Objective: Take every line from the first down to the line with "import seaborn as sns" and set it down exactly, without the pictures.

Collected data entries:
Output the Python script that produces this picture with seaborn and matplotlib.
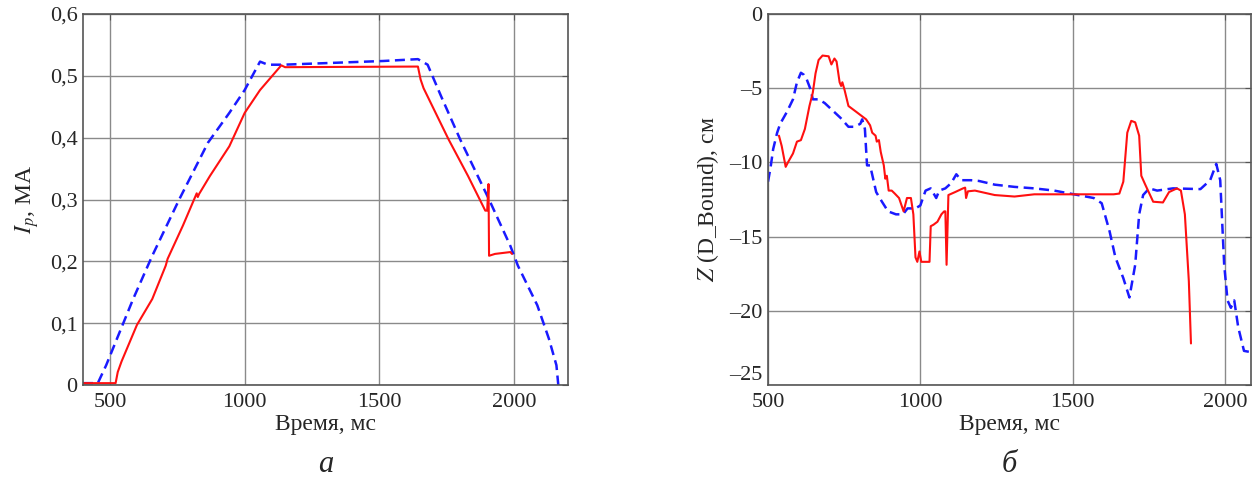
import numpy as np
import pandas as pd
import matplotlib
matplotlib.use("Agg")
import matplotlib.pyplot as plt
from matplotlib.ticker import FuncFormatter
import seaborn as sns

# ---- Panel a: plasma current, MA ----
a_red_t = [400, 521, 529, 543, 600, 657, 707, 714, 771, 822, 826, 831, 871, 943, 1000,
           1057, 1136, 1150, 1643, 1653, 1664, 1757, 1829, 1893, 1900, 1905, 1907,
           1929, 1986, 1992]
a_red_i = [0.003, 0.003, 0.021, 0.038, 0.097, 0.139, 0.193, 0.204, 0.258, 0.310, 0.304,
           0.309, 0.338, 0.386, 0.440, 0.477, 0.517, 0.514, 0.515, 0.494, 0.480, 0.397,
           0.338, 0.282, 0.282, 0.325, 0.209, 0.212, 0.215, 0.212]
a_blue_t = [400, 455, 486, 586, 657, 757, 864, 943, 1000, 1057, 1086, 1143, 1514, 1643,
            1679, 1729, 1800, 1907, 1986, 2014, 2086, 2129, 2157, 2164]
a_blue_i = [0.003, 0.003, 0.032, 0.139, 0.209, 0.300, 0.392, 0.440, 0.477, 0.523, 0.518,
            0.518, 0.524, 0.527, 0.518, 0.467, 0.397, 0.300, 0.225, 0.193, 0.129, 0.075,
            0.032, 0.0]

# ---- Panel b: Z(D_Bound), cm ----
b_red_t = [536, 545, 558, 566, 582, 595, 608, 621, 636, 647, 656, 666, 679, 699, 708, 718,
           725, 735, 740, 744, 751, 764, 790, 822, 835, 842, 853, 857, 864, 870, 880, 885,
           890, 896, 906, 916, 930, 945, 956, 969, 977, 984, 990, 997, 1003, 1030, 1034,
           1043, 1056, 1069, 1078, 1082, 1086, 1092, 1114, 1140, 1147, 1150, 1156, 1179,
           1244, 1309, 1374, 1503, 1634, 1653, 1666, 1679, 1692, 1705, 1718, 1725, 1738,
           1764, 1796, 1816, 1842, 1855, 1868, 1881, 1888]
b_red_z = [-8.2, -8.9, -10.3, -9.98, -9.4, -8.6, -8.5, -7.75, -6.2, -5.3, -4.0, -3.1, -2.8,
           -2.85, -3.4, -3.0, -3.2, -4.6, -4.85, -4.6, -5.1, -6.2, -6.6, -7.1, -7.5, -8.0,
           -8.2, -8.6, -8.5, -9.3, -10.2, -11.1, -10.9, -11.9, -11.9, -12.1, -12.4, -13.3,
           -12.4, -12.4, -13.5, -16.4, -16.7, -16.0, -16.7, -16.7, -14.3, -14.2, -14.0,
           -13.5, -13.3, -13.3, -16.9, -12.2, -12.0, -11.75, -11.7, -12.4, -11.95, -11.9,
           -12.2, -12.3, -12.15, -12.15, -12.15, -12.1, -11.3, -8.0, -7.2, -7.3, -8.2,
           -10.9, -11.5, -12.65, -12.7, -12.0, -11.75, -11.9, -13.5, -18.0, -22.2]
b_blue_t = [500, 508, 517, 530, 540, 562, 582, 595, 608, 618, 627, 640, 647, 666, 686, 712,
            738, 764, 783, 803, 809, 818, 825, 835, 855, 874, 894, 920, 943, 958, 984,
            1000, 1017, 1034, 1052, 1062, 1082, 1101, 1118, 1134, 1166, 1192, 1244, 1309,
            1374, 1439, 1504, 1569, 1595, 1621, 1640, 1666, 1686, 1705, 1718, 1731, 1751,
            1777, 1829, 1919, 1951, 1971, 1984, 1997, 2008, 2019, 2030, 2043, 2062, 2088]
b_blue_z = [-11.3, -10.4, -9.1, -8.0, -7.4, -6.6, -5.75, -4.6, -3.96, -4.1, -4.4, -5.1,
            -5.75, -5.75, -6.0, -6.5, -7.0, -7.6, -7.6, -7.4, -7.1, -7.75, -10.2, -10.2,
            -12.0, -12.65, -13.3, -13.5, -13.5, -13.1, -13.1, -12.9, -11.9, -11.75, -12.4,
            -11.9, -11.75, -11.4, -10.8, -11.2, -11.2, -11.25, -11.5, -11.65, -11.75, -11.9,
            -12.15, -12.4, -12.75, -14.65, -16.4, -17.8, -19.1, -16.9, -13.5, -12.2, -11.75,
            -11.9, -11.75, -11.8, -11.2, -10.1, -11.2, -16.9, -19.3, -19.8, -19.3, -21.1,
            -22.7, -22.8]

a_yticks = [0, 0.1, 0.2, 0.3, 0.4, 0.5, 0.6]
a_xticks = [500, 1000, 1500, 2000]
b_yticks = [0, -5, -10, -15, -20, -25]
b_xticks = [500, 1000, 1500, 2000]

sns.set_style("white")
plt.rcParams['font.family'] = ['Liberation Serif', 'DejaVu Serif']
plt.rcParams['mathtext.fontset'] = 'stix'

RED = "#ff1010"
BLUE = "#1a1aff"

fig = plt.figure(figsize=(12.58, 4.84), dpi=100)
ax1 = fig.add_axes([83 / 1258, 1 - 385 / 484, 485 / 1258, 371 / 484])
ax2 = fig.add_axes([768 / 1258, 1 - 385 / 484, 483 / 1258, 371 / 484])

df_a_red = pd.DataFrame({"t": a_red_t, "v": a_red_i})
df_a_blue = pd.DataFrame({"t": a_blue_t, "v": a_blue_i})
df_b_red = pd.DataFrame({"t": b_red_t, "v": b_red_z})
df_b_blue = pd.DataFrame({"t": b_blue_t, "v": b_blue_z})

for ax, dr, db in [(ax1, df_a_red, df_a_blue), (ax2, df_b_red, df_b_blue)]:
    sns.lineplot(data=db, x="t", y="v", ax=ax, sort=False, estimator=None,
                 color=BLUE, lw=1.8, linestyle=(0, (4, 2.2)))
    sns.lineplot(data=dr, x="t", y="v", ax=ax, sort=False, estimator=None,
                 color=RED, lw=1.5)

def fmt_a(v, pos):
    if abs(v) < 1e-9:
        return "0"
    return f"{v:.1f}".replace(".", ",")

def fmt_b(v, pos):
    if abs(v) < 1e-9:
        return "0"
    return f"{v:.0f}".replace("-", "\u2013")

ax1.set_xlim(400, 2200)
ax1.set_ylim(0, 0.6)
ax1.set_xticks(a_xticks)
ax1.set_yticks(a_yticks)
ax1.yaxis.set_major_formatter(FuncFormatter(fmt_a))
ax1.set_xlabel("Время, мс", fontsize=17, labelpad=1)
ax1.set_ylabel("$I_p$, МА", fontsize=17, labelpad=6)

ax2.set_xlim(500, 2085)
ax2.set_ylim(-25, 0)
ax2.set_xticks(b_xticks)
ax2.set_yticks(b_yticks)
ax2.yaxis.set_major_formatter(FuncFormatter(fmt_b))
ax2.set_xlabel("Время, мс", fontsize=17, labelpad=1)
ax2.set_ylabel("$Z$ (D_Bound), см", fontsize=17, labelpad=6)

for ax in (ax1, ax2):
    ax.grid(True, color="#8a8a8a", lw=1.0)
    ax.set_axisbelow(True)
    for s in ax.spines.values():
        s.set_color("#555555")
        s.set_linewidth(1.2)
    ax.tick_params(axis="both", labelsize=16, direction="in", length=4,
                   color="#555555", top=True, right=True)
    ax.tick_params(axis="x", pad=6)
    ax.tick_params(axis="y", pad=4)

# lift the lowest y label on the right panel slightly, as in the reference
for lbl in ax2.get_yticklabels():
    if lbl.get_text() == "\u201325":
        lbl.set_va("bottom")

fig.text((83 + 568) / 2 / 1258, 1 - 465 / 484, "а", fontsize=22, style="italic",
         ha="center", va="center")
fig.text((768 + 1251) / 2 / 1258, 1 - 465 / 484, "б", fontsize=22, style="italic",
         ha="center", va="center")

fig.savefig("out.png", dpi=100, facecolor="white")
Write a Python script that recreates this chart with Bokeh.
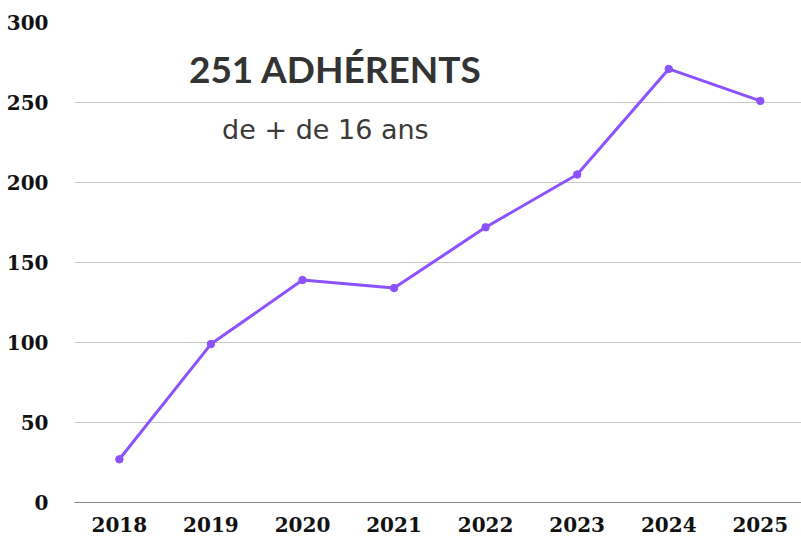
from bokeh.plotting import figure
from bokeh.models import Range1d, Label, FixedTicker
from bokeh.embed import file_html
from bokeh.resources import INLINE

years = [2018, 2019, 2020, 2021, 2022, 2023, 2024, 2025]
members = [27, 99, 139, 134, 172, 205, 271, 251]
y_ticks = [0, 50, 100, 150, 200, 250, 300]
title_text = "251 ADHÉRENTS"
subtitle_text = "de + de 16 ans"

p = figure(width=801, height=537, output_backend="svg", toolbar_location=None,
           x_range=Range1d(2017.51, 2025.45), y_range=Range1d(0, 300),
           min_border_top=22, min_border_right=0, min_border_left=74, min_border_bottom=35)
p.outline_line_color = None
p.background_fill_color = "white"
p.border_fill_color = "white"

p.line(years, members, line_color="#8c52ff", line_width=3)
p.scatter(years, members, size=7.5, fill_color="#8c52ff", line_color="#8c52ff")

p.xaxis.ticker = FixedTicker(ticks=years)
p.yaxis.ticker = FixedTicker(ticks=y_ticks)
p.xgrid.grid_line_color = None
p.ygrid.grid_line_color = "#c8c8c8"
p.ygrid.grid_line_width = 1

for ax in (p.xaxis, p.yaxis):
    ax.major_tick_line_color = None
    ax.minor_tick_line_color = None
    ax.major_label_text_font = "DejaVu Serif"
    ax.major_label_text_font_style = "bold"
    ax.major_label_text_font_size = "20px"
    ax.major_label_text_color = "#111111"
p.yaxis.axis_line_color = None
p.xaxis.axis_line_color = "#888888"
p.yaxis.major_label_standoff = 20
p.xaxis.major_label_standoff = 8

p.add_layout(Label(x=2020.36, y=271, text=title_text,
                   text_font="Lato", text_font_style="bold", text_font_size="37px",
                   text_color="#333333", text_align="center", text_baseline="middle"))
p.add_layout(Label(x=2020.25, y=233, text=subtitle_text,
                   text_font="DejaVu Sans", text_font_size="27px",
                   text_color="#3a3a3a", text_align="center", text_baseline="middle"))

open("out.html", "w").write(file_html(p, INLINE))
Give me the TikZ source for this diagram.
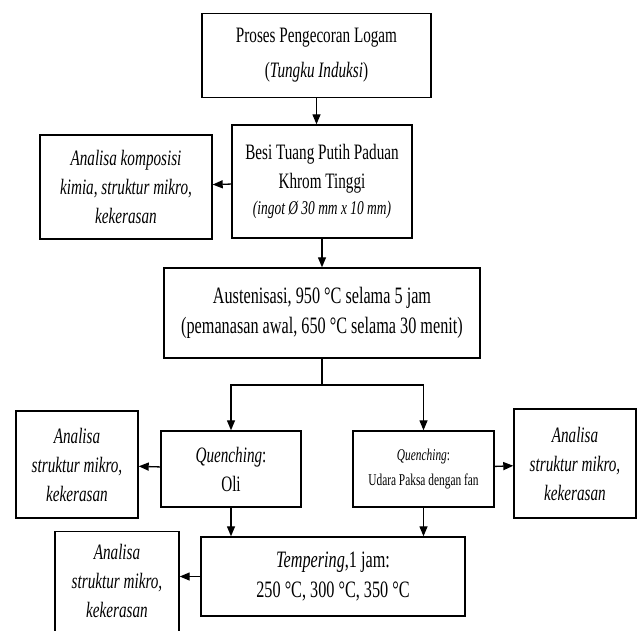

Response below:
Output the Python script that produces this picture with seaborn and matplotlib.
import numpy as np
import pandas as pd
import matplotlib
matplotlib.use("Agg")
import matplotlib.pyplot as plt
from matplotlib.ticker import FuncFormatter
import seaborn as sns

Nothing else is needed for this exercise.